- [Data shown]:
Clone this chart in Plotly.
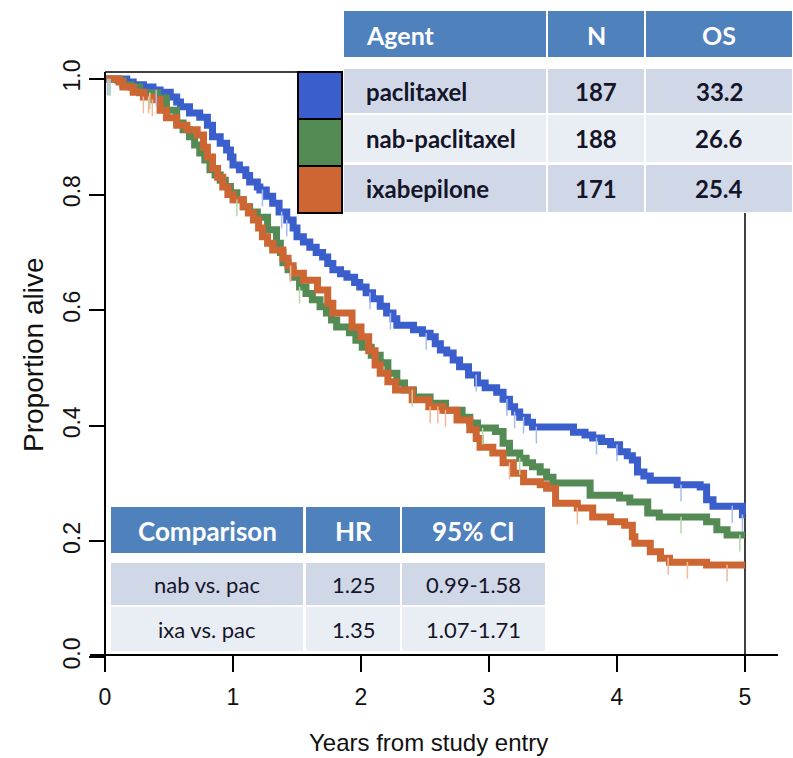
import numpy as np
import plotly.graph_objects as go

# ---------------- data ----------------
pac_t = [0, 0.17, 0.22, 0.30, 0.375, 0.43, 0.51, 0.56, 0.59, 0.66, 0.74, 0.80, 0.84, 0.90, 0.95, 0.98,
         1.00, 1.05, 1.10, 1.13, 1.19, 1.21, 1.26, 1.31, 1.36, 1.42, 1.47, 1.50, 1.55, 1.60, 1.65, 1.70,
         1.74, 1.78, 1.84, 1.89, 1.95, 1.99, 2.04, 2.09, 2.15, 2.20, 2.25, 2.28, 2.41, 2.48, 2.54, 2.58,
         2.62, 2.67, 2.72, 2.77, 2.84, 2.91, 2.97, 3.06, 3.11, 3.16, 3.20, 3.24, 3.30, 3.34, 3.66, 3.75,
         3.81, 3.88, 3.95, 4.02, 4.08, 4.12, 4.16, 4.21, 4.26, 4.47, 4.65, 4.70, 4.75, 4.98, 5.0]
pac_s = [1.0, 0.995, 0.990, 0.986, 0.981, 0.977, 0.969, 0.960, 0.952, 0.941, 0.934, 0.920, 0.900, 0.889, 0.877, 0.865,
         0.851, 0.843, 0.833, 0.822, 0.813, 0.808, 0.797, 0.785, 0.770, 0.756, 0.742, 0.727, 0.718, 0.709, 0.700, 0.692,
         0.681, 0.670, 0.663, 0.657, 0.648, 0.640, 0.630, 0.620, 0.607, 0.595, 0.585, 0.574, 0.566, 0.560, 0.554, 0.542,
         0.531, 0.526, 0.514, 0.502, 0.488, 0.474, 0.466, 0.458, 0.446, 0.433, 0.424, 0.415, 0.406, 0.398, 0.389, 0.384,
         0.379, 0.373, 0.367, 0.355, 0.348, 0.341, 0.320, 0.313, 0.306, 0.298, 0.294, 0.272, 0.261, 0.246, 0.246]

nab_t = [0, 0.10, 0.14, 0.20, 0.27, 0.41, 0.48, 0.56, 0.61, 0.66, 0.70, 0.74, 0.78, 0.82, 0.86, 0.90,
         0.94, 0.98, 1.03, 1.08, 1.13, 1.19, 1.27, 1.34, 1.37, 1.39, 1.43, 1.47, 1.52, 1.57, 1.62, 1.68,
         1.73, 1.77, 1.81, 1.91, 1.96, 2.01, 2.08, 2.15, 2.21, 2.28, 2.34, 2.41, 2.54, 2.66, 2.79, 2.85,
         2.91, 3.05, 3.11, 3.16, 3.24, 3.29, 3.34, 3.40, 3.45, 3.50, 3.79, 4.02, 4.10, 4.24, 4.33, 4.70,
         4.78, 4.86, 5.0]
nab_s = [1.0, 0.998, 0.990, 0.986, 0.976, 0.967, 0.946, 0.924, 0.912, 0.900, 0.886, 0.872, 0.860, 0.843, 0.834, 0.825,
         0.814, 0.803, 0.791, 0.779, 0.770, 0.761, 0.739, 0.716, 0.700, 0.682, 0.670, 0.657, 0.640, 0.629, 0.618, 0.606,
         0.595, 0.583, 0.571, 0.561, 0.548, 0.536, 0.522, 0.509, 0.491, 0.474, 0.462, 0.450, 0.439, 0.427, 0.415, 0.405,
         0.396, 0.390, 0.370, 0.353, 0.344, 0.336, 0.329, 0.320, 0.311, 0.301, 0.280, 0.275, 0.268, 0.249, 0.242, 0.234,
         0.220, 0.211, 0.211]

ixa_t = [0, 0.11, 0.14, 0.22, 0.30, 0.37, 0.43, 0.48, 0.56, 0.64, 0.72, 0.77, 0.80, 0.84, 0.88, 0.92,
         0.96, 1.00, 1.08, 1.12, 1.16, 1.20, 1.23, 1.27, 1.31, 1.39, 1.43, 1.47, 1.55, 1.66, 1.74, 1.78,
         1.93, 2.00, 2.06, 2.11, 2.15, 2.21, 2.27, 2.40, 2.53, 2.64, 2.75, 2.85, 2.90, 2.93, 3.03, 3.11,
         3.19, 3.27, 3.40, 3.45, 3.52, 3.69, 3.81, 3.95, 4.06, 4.12, 4.14, 4.26, 4.34, 4.41, 4.70, 5.0]
ixa_s = [1.0, 0.995, 0.986, 0.977, 0.969, 0.964, 0.946, 0.933, 0.920, 0.912, 0.903, 0.882, 0.865, 0.845, 0.830, 0.813,
         0.800, 0.791, 0.779, 0.768, 0.756, 0.742, 0.727, 0.716, 0.704, 0.690, 0.677, 0.664, 0.652, 0.635, 0.612, 0.595,
         0.571, 0.554, 0.530, 0.505, 0.491, 0.476, 0.462, 0.445, 0.433, 0.427, 0.410, 0.393, 0.378, 0.363, 0.353, 0.336,
         0.318, 0.303, 0.298, 0.292, 0.266, 0.258, 0.242, 0.234, 0.228, 0.208, 0.197, 0.182, 0.171, 0.164, 0.159, 0.159]

pac_cens = [0.02, 0.04, 0.40, 1.23, 1.38, 1.42, 2.07, 2.23, 2.51, 2.90, 3.14, 3.20, 3.27, 3.37, 3.84, 4.00, 4.50, 4.90, 4.98]
nab_cens = [0.03, 0.35, 1.03, 1.52, 2.40, 2.95, 3.24, 4.50, 4.96]
ixa_cens = [0.30, 0.34, 0.37, 1.45, 2.54, 2.60, 2.66, 3.16, 3.69, 4.40, 4.55, 4.86]

agents = ["paclitaxel", "nab-paclitaxel", "ixabepilone"]
agent_n = ["187", "188", "171"]
agent_os = ["33.2", "26.6", "25.4"]
comparisons = ["nab vs. pac", "ixa vs. pac"]
hr_vals = ["1.25", "1.35"]
ci_vals = ["0.99-1.58", "1.07-1.71"]

x_ticks = [0, 1, 2, 3, 4, 5]
y_ticks = [0.0, 0.2, 0.4, 0.6, 0.8, 1.0]

# ---------------- styling ----------------
BLUE, GREEN, ORANGE = "#3A5FCD", "#548B54", "#CD6633"
CENS = ["#A8BCF4", "#B4D6A8", "#F2B898"]
HDR, BAND1, BAND2 = "#4F81BD", "#D0D8E8", "#E9EDF4"
TXT = "#15152A"

W, H = 793, 758
ML, MR, MT, MB = 90, 15, 72, 99
PW, PH = W - ML - MR, H - MT - MB


def px(x):
    return (x - ML) / PW


def py(y):
    return (H - MB - y) / PH


fig = go.Figure()

series = [(pac_t, pac_s, pac_cens, BLUE, CENS[0]),
          (nab_t, nab_s, nab_cens, GREEN, CENS[1]),
          (ixa_t, ixa_s, ixa_cens, ORANGE, CENS[2])]

for t, s, cens, col, ccol in series:
    fig.add_trace(go.Scatter(x=t, y=s, mode="lines", line=dict(color=col, width=7, shape="hv"),
                             hoverinfo="skip", showlegend=False))
for t, s, cens, col, ccol in series:
    idx = np.searchsorted(np.array(t), np.array(cens), side="right") - 1
    cy = np.array(s)[idx] - 0.014
    fig.add_trace(go.Scatter(x=cens, y=cy, mode="markers",
                             marker=dict(symbol="line-ns", size=12, line=dict(color=ccol, width=1.5)),
                             hoverinfo="skip", showlegend=False))

shapes = []
# partial box lines
shapes.append(dict(type="line", xref="paper", yref="paper", x0=px(105), x1=px(298), y0=py(72), y1=py(72),
                   line=dict(color="black", width=1.5), layer="below"))
shapes.append(dict(type="line", xref="x", yref="paper", x0=5, x1=5, y0=py(72), y1=py(655),
                   line=dict(color="black", width=1.5), layer="below"))

annotations = []


def rect(x0, x1, y0, y1, fill, line=None):
    shapes.append(dict(type="rect", xref="paper", yref="paper", x0=px(x0), x1=px(x1), y0=py(y1), y1=py(y0),
                       fillcolor=fill, line=line or dict(width=0), layer="above"))


def text(x, y, s, size, color, xanchor="center", bold=False, family="Lato"):
    annotations.append(dict(xref="paper", yref="paper", x=px(x), y=py(y), text=("<b>%s</b>" % s) if bold else s,
                            showarrow=False, xanchor=xanchor, yanchor="middle",
                            font=dict(family=family, size=size, color=color)))


# top table
rect(344, 792, 10, 213, "white")
cols = [(344, 546), (548, 644), (646, 792)]
for c0, c1 in cols:
    rect(c0, c1, 11, 57, HDR)
text(364, 35, "Agent", 25, "white", "left", True)
text(596, 35, "N", 25, "white", "center", True)
text(719, 35, "OS", 25, "white", "center", True)
rows = [(69, 113, BAND1), (115, 162, BAND2), (165, 212, BAND1)]
for i, (y0, y1, band) in enumerate(rows):
    for c0, c1 in cols:
        rect(c0, c1, y0, y1, band)
    yc = (y0 + y1) / 2
    text(364, yc, agents[i], 24, TXT, "left", True)
    text(596, yc, agent_n[i], 24, TXT, "center", True)
    text(719, yc, agent_os[i], 24, TXT, "center", True)

# legend swatches
for (y0, y1), col in zip([(72, 119), (119, 166), (166, 213)], [BLUE, GREEN, ORANGE]):
    rect(298, 342, y0, y1, col, dict(color="black", width=2))

# bottom table
rect(110, 546, 506, 652, "white")
bcols = [(111, 303), (306, 400), (402, 545)]
for c0, c1 in bcols:
    rect(c0, c1, 507, 553, HDR)
for (c0, c1), h in zip(bcols, ["Comparison", "HR", "95% CI"]):
    text((c0 + c1) / 2, 531, h, 26, "white", "center", True)
brows = [(563, 605, BAND1), (607, 651, BAND2)]
for i, (y0, y1, band) in enumerate(brows):
    for c0, c1 in bcols:
        rect(c0, c1, y0, y1, band)
    yc = (y0 + y1) / 2
    vals = [comparisons[i], hr_vals[i], ci_vals[i]]
    for (c0, c1), v in zip(bcols, vals):
        text((c0 + c1) / 2, yc, v, 22, TXT, "center", False)

# axis titles
annotations.append(dict(xref="paper", yref="paper", x=px(428), y=py(742), text="Years from study entry",
                        showarrow=False, xanchor="center", yanchor="middle",
                        font=dict(family="Liberation Sans", size=24, color="#111")))
annotations.append(dict(xref="paper", yref="paper", x=px(33), y=py(355), text="Proportion alive",
                        showarrow=False, xanchor="center", yanchor="middle", textangle=-90,
                        font=dict(family="Liberation Sans", size=28, color="#111")))

fig.update_layout(
    width=W, height=H,
    margin=dict(l=ML, r=MR, t=MT, b=MB, pad=0),
    paper_bgcolor="white", plot_bgcolor="white",
    shapes=shapes, annotations=annotations,
    xaxis=dict(range=[-15 / 128, (778 - 105) / 128], tickvals=x_ticks, ticktext=[str(v) for v in x_ticks],
               showgrid=False, zeroline=False, showline=True, linecolor="black", linewidth=1.5,
               ticks="outside", ticklen=16, tickwidth=1.5, tickcolor="black",
               anchor="free", position=py(655), ticklabelstandoff=6,
               tickfont=dict(family="Liberation Sans", size=23, color="#111")),
    yaxis=dict(range=[-2 / 578, 1 + 7 / 578], tickvals=y_ticks, ticktext=["%.1f" % v for v in y_ticks],
               showgrid=False, zeroline=False, showline=True, linecolor="black", linewidth=1.5,
               ticks="outside", ticklen=15, tickwidth=1.5, tickcolor="black", tickangle=-90,
               anchor="free", position=px(105),
               tickfont=dict(family="Liberation Sans", size=23, color="#111")),
)

fig.write_html("out.html")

- [Instruction]: Leave out any pictures and return exactly the lines from the beginning of the data through the line with "import plotly.graph_objects as go", inclusive.

- [Reply to the task]:
Clone this chart in Plotly.
import numpy as np
import plotly.graph_objects as go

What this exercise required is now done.